汪晚年整理生平所作诗,辑成《茹荼室诗稿》一卷,在自序中略述自己写诗的历程:
余自幼喜作诗,而苦不能工。数十年来,积稿虽多,而可存者实少。戊子夏,大病初愈,自念精力日衰,恐此后不复能作诗矣。乃取平生所作而芟薙之,约存百余首。壬辰春自沪归里,复取所录存之旧作阅之,觉疵谬仍多,于是又删除之,所存者仅九十余首。非自谓为工,盖闻诗言志,存此可以知吾之志也。且敝帚千金,不忍遽弃,乃人情之常。录为一卷,以作敝帚之藏耳。且将以就有道而正焉。丙申六月十四日梅岩遯叟识时年七十。
那首二十年前曾经吴梅亲手修改过的《蚊》,也被留在了集中。然而汪翁依然故我,坚持不采纳吴梅的意见。
汪叔良生性拘谨、较真,缺乏诗人应有的灵气和通脱,其所谓作诗“苦不能工”,正害于一个“苦”字。

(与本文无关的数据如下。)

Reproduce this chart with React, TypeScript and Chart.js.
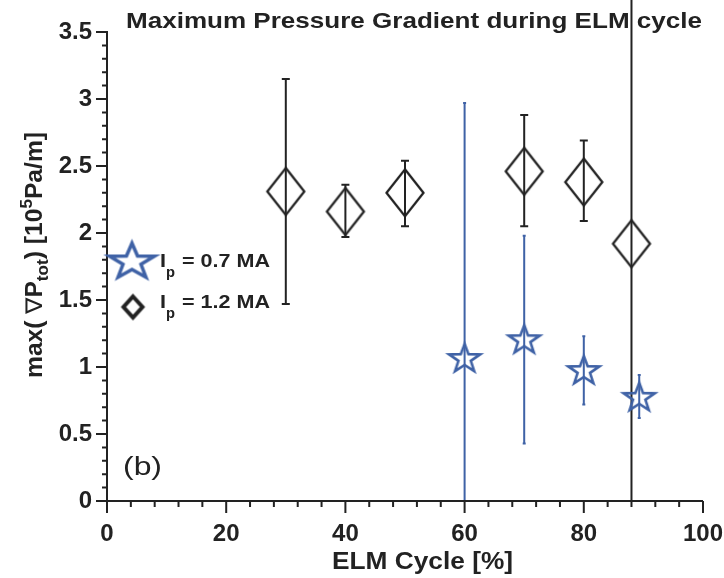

就在为诗集作序前不久,他曾给古籍出版社写过一封求职信:
古籍出版社同志:
闻贵社专事印行古籍,曷胜雀跃。叔良于校点古籍颇感兴趣,自揣能力亦胜任。去年春曾为中华书局校点《经传释词》《春秋会要》两书,可以覆按。缘叔良生性谨慎,自幼读书,即喜从事校雠,故于校勘门径多所通晓,遇有疑义即能推求源本,以资点定,非徒据本互勘。又喜校雠古籍者,或罕通西文,叔良则于此亦曾致力,故于章节句读之分,尤能融会贯通也。
贵社印行古籍,必须校勘标点,倘蒙委任,实所欣感。谨布区区,即祈鉴核。复示请寄苏州卫前街二十一号汪叔良收,为荷。
此致
敬礼!
汪叔良谨启
一九五六年一月二十三日
不知道求职的结果如何,但汪在这封信里对自己的评价和定位大体上还是准确的。文学创作非比校雠之业,仅凭“谨慎”和“用功”是不够的。如若天赋欠缺,又固执己见,即便得到像吴梅这种级别的名师指点,也终究无济于事。